Honoring Barbie is a celebration of fashion as aesthetics rather than fashion as a considered extension of identity  and the latter definition is the reason we care so deeply about how we are seen, treated and depicted by Seventh Avenue. It's an understanding for which the industry has fought. And that profound satisfaction of feeling recognised and heard on one's own visual terms was a common refrain throughout the evening.

As the Fashion Icon of the year, entertainer Jennifer Lopez delivered a heartfelt thank-you to an industry that embraced her curves and invited her into its inner circle. And in telling the story of her fashion evolution, from hip-hop girl to red carpet star, Lopez offered a reminder that fashion is not simply about clothes on a body, but about the way that we want to be understood by the world.

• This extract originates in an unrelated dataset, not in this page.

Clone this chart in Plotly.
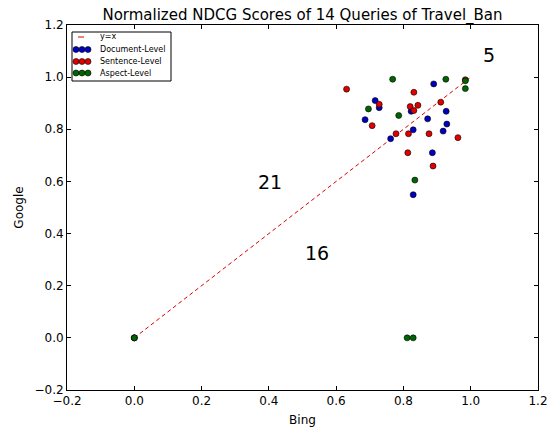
import plotly.graph_objects as go

# ---- data (Bing score, Google score) ----
doc_bing   = [0.890, 0.716, 0.728, 0.686, 0.823, 0.927, 0.872, 0.929, 0.918, 0.829, 0.762, 0.886, 0.829, 0.0]
doc_google = [0.974, 0.910, 0.883, 0.837, 0.869, 0.869, 0.840, 0.820, 0.793, 0.798, 0.764, 0.710, 0.549, 0.0]

sent_bing   = [0.631, 0.831, 0.728, 0.707, 0.820, 0.831, 0.843, 0.911, 0.778, 0.815, 0.876, 0.962, 0.813, 0.888, 0.984, 0.0]
sent_google = [0.954, 0.942, 0.896, 0.814, 0.887, 0.872, 0.892, 0.904, 0.783, 0.783, 0.783, 0.768, 0.710, 0.659, 0.990, 0.0]

asp_bing   = [0.768, 0.926, 0.984, 0.984, 0.696, 0.786, 0.834, 0.811, 0.829, 0.0]
asp_google = [0.992, 0.992, 0.986, 0.956, 0.878, 0.853, 0.605, 0.0, 0.0, 0.0]

line_x = [0.0, 1.0]
line_y = [0.0, 1.0]

count_labels = ["5", "21", "16"]
count_x = [1.054, 0.402, 0.542]
count_y = [1.085, 0.596, 0.327]

ticks = [-0.2, 0.0, 0.2, 0.4, 0.6, 0.8, 1.0, 1.2]

title = "Normalized NDCG Scores of 14 Queries of Travel_Ban"
legend_names = ["y=x", "Document-Level", "Sentence-Level", "Aspect-Level"]

BLUE = "#0000c0"
RED = "#e00000"
GREEN = "#006400"
FONT = "DejaVu Sans"

# page has an 8px body margin; size the figure so the plot area lands where the reference has it
OFF = 8
W, H = 555 - OFF, 430 - OFF
PL, PR, PT, PB = 67, 538, 25, 390          # plot area in page pixels
L, T = PL - OFF, PT - OFF
R, B = W - (PR - OFF), H - (PB - OFF)
PW, PH = PR - PL, PB - PT

fig = go.Figure()
fig.add_trace(go.Scatter(x=line_x, y=line_y, mode="lines",
                         line=dict(color=RED, width=1, dash="4px,3px"),
                         name=legend_names[0], showlegend=False))
for xs, ys, col, nm in [(doc_bing, doc_google, BLUE, legend_names[1]),
                        (sent_bing, sent_google, RED, legend_names[2]),
                        (asp_bing, asp_google, GREEN, legend_names[3])]:
    fig.add_trace(go.Scatter(x=xs, y=ys, mode="markers", name=nm, showlegend=False,
                             marker=dict(color=col, size=6,
                                         line=dict(color="black", width=0.6))))

annotations = []
for t, x, y in zip(count_labels, count_x, count_y):
    annotations.append(dict(x=x, y=y, xref="x", yref="y", text=t, showarrow=False,
                            font=dict(family=FONT, size=19, color="black")))

# manual legend (matplotlib style with 3 scatter points); coords in page pixels
def px2paper(px, py):
    return (px - PL) / PW, (PB - py) / PH

shapes = []
x0, y0 = px2paper(72, 32)
x1, y1 = px2paper(171, 81)
shapes.append(dict(type="rect", xref="paper", yref="paper", x0=x0, y0=y1, x1=x1, y1=y0,
                   line=dict(color="black", width=1), fillcolor="white", layer="above"))
lx0, ly = px2paper(78, 37)
lx1, _ = px2paper(84, 37)
shapes.append(dict(type="line", xref="paper", yref="paper", x0=lx0, y0=ly, x1=lx1, y1=ly,
                   line=dict(color=RED, width=1), layer="above"))
entry_y = [37, 49.5, 61.5, 73]
for i, col in enumerate([BLUE, RED, GREEN]):
    for mx in [76, 82, 88]:
        ax, ay = px2paper(mx, entry_y[i + 1])
        shapes.append(dict(type="circle", xref="paper", yref="paper",
                           xsizemode="pixel", ysizemode="pixel",
                           xanchor=ax, yanchor=ay, x0=-3, x1=3, y0=-3, y1=3,
                           fillcolor=col, line=dict(color="black", width=0.6),
                           layer="above"))
for name, py in zip(legend_names, entry_y):
    tx, ty = px2paper(98, py)
    annotations.append(dict(x=tx, y=ty, xref="paper", yref="paper", text=name,
                            showarrow=False, xanchor="left", yanchor="middle",
                            font=dict(family=FONT, size=8, color="black")))

axis_common = dict(range=[-0.2, 1.2], tickvals=ticks, tickformat=".1f",
                   showgrid=False, zeroline=False, showline=True, linecolor="black",
                   linewidth=1, mirror="ticks", ticks="inside", ticklen=4,
                   tickcolor="black", automargin=False,
                   tickfont=dict(family=FONT, size=12, color="black"))

fig.update_layout(
    width=W, height=H,
    margin=dict(l=L, r=R, t=T, b=B, autoexpand=False),
    paper_bgcolor="white", plot_bgcolor="white",
    title=dict(text=title, x=((PL + PR) / 2 - OFF) / W, xanchor="center",
               y=1 - (14.5 - OFF) / H, yanchor="middle",
               font=dict(family=FONT, size=15, color="black"), automargin=False),
    xaxis=dict(**axis_common, title=dict(text="Bing", font=dict(family=FONT, size=12, color="black"), standoff=8)),
    yaxis=dict(**axis_common, title=dict(text="Google", font=dict(family=FONT, size=12, color="black"), standoff=8)),
    shapes=shapes, annotations=annotations, showlegend=False,
)

fig.write_html("out.html")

New designers and veterans were also honoured: costumer Bob Mackie, along with Brandon Maxwell, Rick Owens and the Row's Mary-Kate Olsen and Ashley Olsen. Emily Adams Bode was best emerging designer. Alexander McQueen's Sarah Burton received the International Award, newly underwritten by Valentino Garavani and Giancarlo Giammetti. And other honorees included writer Lynn Yaeger, editor Carine Roitfeld and fashion sustainability trailblazer Eileen Fisher.

Each winner offered a reminder of how designers make fashion look deceptively easy. "I'm so charged to be in an industry where we wake up every day to make women feel good," said Maxwell in his thank-you remarks.

But doing fashion well means engaging in the challenging, complicated work of reaching far below the surface to get at our shared humanity. Fashion is not always successful in that endeavour. But that's the essence of its mission.

A doll has meaning. A doll can stand as an impactful symbol. But it should never stand in for the woman in all of her intelligent, grown-up, stylish complexity.